Aachen, it should be mentioned, was the winter court of the 1st Emperor of the Holy Roman Empire, Charlemagne, who started construction of the Cathedral, where, over the next 500 years, most kings of Germany destined to reign over the Holy Roman Empire were crowned.

As I noted above, assimilation is not part of the plan. What will our condition be on the day we wake up to find organizations like The Confederation of Somali Community in Minnesota in Atlanta, Phoenix, Wichita, and Boise?

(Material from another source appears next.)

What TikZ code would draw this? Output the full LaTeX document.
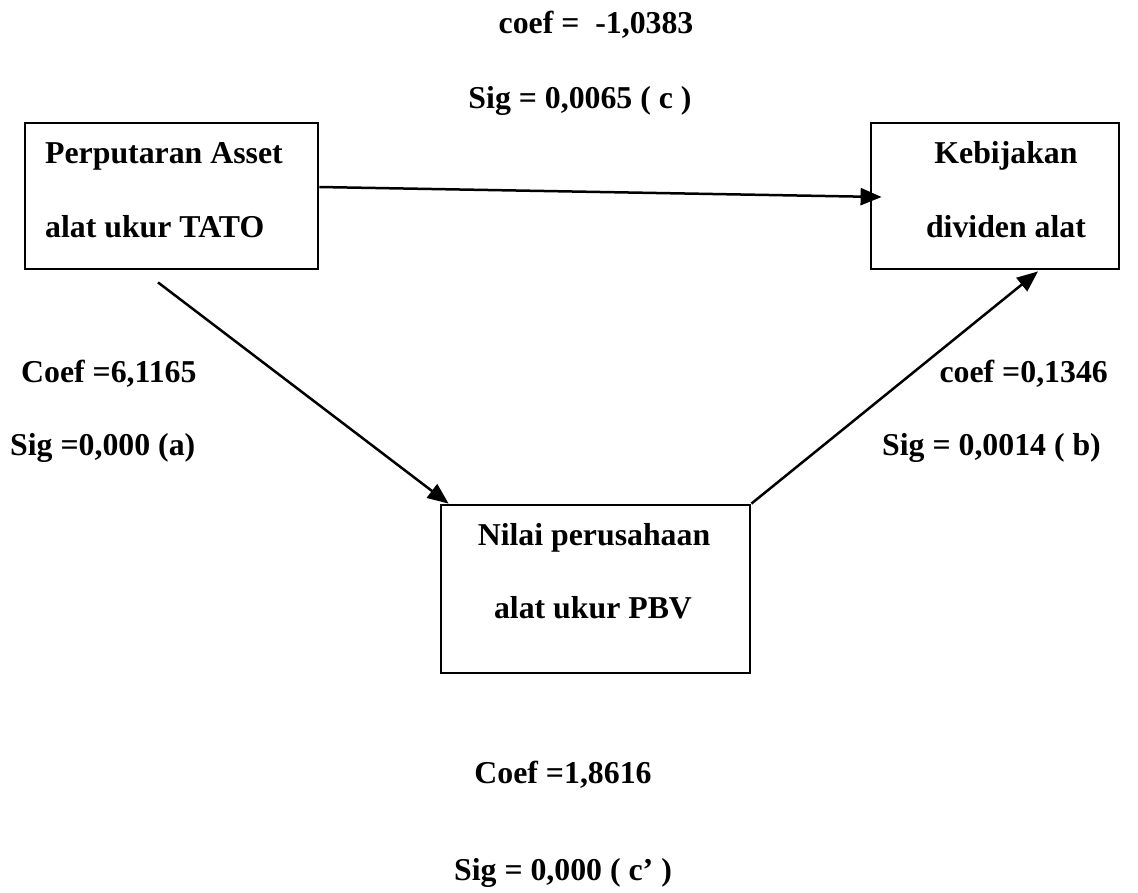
\documentclass[tikz,border=0pt]{standalone}
\usepackage{fontspec}
\setmainfont{Liberation Serif}
\usetikzlibrary{arrows.meta,calc}
\begin{document}
\begin{tikzpicture}[x=1pt,y=-1pt,
  box/.style={draw,line width=2.8pt,inner sep=0pt},
  lbl/.style={font=\fontsize{31.8}{36}\selectfont\bfseries,inner sep=0pt},
  conn/.style={line width=2.5pt,-{Triangle[length=21pt,width=17pt]}}]
\useasboundingbox (0,0) rectangle (1138,892);
% boxes
\node[box,minimum width=293pt,minimum height=146pt] (tato) at (171.5,196) {};
\node[box,minimum width=248pt,minimum height=146pt] (div) at (995,196) {};
\node[box,minimum width=309pt,minimum height=168pt] (pbv) at (595.5,589) {};
% box texts
\node[lbl,anchor=base west] (t1) at (45,163) {Perputaran Asset};
\node[lbl,anchor=base west] (t2) at (45,237) {alat ukur TATO};
\node[lbl,anchor=base] (d1) at (1006,163) {Kebijakan};
\node[lbl,anchor=base] (d2) at (1006,237) {dividen alat};
\node[lbl,anchor=base] (p1) at (594,545) {Nilai perusahaan};
\node[lbl,anchor=base] (p2) at (593,618) {alat ukur PBV};
% labels
\node[lbl,anchor=base] (cc1) at (596,33) {coef = \ -1,0383};
\node[lbl,anchor=base] (cc2) at (580,108) {Sig = 0,0065 ( c )};
\node[lbl,anchor=base west] (a1) at (21,382) {Coef =6,1165};
\node[lbl,anchor=base west] (a2) at (10,455) {Sig =0,000 (a)};
\node[lbl,anchor=base east] (b1) at (1108,382) {coef =0,1346};
\node[lbl,anchor=base east] (b2) at (1101,455) {Sig = 0,0014 ( b)};
\node[lbl,anchor=base] (c1) at (563,783) {Coef =1,8616};
\node[lbl,anchor=base] (c2) at (563,880) {Sig = 0,000 ( c’ )};
% connectors
\draw[conn] ($(tato.east)+(0,-9)$) -- ($(div.west)+(12,1)$);
\draw[conn] ($(tato.south)+(-13.5,12)$) -- ($(pbv.north west)+(9,0)$);
\draw[conn] (pbv.north east) -- ($(div.south)+(43,1)$);
\end{tikzpicture}
\end{document}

United States’ immigration law, as Mr. McCarthy noted recently, is discretionary. All it takes to enforce it to guarantee the preservation of our way of life is a little discretion. Our country has been and remains a wonderful and generous place. Nevertheless, if we want it to remain so, we will have to start looking at the critical state of the West with clarity, free from both starry-eyed optimism and apocalyptic hopelessness.

The order of the day calls for a moderate pessimism, an exercise of strict control of our borders, a constant eye on enclaves of potential terrorism, and a recognition that our enemies do not operate according the rules of fair play.

Ask the families of those who died in Berlin. But, as a tempered pessimist might say, there are better ways of waking up to reality.